You have asked what questions you thought fit. You see the total incapacity of my daughter to answer you. You desire to know whether Lucy Ashton of her own free will desires to annul the engagement into which she has been trepanned.... Here is the contract which she this morning subscribed... with Mr.
Hastings of Bucklaw,’ Ravenswood gazed upon the deed as if petrified, “this is indeed, madam, an undeniable piece of evidence.... There, madam,’ he ,’ said, laying down before Lucy the signed paper and the broken piece of gold—’ there are the evidences of your first engagement; may you be more faithful to that which you have just formed. I will trouble you to return the corresponding tokens of my ill-placed confidence — I ought rather to say my egregious folly,’ Lucy returned the scornful glance of her lover with a gaze from which perception seemed to have been banished; yet she seemed partly to have understood his meaning, for she raised her hands as if to undo a blue ribbon which she wore about her neck. She was unable to accomplish her purpose, but Lady Ashton
cut the ribbon asunder, and detached the broken piece of gold, which Miss Ashton had till then worn in her bosom; the written counterpart of the lover’s engagement she for some time had had in her own possession. With a haughty courtesy she delivered both to Ravenswood.”
In spite of the slovenly construction of these passages, the repetitions, the touches of melodrama, the whole want of artistic delicacy and precision, the spirit of an immensely affecting tragedy is here present. Lucy’s part is so greatly and simply imagined that a word more from her, the least expression of protest or imploring would detract from its heart-breaking beauty. Such a scene could not be the work of less than a master, who alone would know how a little later to add, stiffly and formally, indeed, but with skill to extract yet a drop more of pathos from the fact, “Miss Ashton never alluded to what had passed in the state room. It seemed doubtful if she was even conscious of it, for she was often observed to raise her hands to her neck, as if in search of the ribbon that had been taken from it, and to mutter in surprise and discontent, when she could not find it, ‘It was the link that bound me to life.’”
III
Scott’s failures were among his gentilities, his lords and ladies, his princes and princesses, who are always more or less like the poorer sort of stage players. I do not know that he fails more signally with his women than with his men in high life; but Lucy Ashton is the only woman of gentle birth in his romances whom I remember, from my first long-ago reading, for her distinguished qualities, if indeed she has more than one of these. All his women of lower station, however, especially those that come casually and momentarily into the story, are alive, and speak a tongue as different from the literary language of their betters as nature is from artifice. He was essentially a humorist and humanist; he dearly loved and enjoyed such of his fellow-beings as he could come close to through their originality, or eccentricity, or simplicity; and there is no laird’s leddy, no bare-legged lassie, no screaming or scolding old-wife, who is not as veritable as any man of her rank, and far more so than any man of higher rank. Such figures abound in his Scotch stories and give them that air of reality which is never quite absent from them.
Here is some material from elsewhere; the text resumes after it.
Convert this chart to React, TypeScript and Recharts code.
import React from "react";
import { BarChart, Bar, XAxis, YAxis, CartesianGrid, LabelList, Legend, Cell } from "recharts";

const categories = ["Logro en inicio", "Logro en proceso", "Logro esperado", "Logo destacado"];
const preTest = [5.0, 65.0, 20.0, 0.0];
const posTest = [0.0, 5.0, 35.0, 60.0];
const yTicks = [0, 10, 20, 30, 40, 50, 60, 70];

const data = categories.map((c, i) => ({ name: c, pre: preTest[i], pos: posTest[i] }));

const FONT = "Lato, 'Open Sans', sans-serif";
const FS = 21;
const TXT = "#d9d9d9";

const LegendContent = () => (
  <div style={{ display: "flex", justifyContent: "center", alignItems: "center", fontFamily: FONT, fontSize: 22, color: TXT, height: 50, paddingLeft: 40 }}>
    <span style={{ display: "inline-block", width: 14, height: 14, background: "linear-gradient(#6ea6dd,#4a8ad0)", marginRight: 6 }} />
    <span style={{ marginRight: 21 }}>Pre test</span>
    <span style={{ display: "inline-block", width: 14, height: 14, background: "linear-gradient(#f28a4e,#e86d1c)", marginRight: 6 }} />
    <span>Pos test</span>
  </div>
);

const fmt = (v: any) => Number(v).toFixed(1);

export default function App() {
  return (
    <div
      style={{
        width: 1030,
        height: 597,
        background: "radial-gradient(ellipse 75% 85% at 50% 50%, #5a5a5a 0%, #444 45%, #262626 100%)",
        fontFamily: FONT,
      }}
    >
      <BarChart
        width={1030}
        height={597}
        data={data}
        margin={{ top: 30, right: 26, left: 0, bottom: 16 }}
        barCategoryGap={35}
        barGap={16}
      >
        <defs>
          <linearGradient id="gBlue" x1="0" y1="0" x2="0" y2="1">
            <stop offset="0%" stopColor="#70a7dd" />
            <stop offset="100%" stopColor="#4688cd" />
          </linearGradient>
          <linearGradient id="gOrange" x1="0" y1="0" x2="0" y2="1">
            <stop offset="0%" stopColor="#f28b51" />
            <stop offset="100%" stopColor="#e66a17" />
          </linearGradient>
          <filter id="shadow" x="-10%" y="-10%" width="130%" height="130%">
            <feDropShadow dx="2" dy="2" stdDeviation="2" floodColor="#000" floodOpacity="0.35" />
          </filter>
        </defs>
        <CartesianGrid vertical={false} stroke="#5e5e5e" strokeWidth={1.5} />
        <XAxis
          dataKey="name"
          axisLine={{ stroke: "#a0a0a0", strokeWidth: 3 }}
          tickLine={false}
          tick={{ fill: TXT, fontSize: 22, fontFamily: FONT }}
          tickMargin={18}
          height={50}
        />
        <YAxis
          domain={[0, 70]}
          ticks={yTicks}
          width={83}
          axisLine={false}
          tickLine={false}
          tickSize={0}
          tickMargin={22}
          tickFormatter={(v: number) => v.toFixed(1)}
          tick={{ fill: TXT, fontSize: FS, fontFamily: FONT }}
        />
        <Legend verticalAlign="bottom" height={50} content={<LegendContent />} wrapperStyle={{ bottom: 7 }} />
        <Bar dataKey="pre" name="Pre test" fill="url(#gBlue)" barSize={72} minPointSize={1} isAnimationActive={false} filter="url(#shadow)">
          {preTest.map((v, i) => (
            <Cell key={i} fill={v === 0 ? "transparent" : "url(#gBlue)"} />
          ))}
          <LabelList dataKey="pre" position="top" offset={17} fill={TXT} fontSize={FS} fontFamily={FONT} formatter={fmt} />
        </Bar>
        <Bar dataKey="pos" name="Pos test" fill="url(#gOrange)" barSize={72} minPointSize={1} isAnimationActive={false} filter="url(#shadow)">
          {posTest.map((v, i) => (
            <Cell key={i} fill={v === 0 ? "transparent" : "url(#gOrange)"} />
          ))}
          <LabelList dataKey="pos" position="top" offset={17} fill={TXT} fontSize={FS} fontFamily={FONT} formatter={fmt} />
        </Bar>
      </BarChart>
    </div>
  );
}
But again when he transcends the sort of character which he knows personally or by familiar hearsay, he fails as dismally in diving low as in soaring high With such a figure as Meg Merrilies, for instance, he does nothing that convinces you of her verity; she remains as strictly of melodrama as any mouthing champion in “Ivanhoe “; Rowena herself is not more really unreal, not more improbably moved; and she is far less noisy and tiresome; for the maledictions of Meg Merrilies actually bore one; and Meg is mostly maledictions.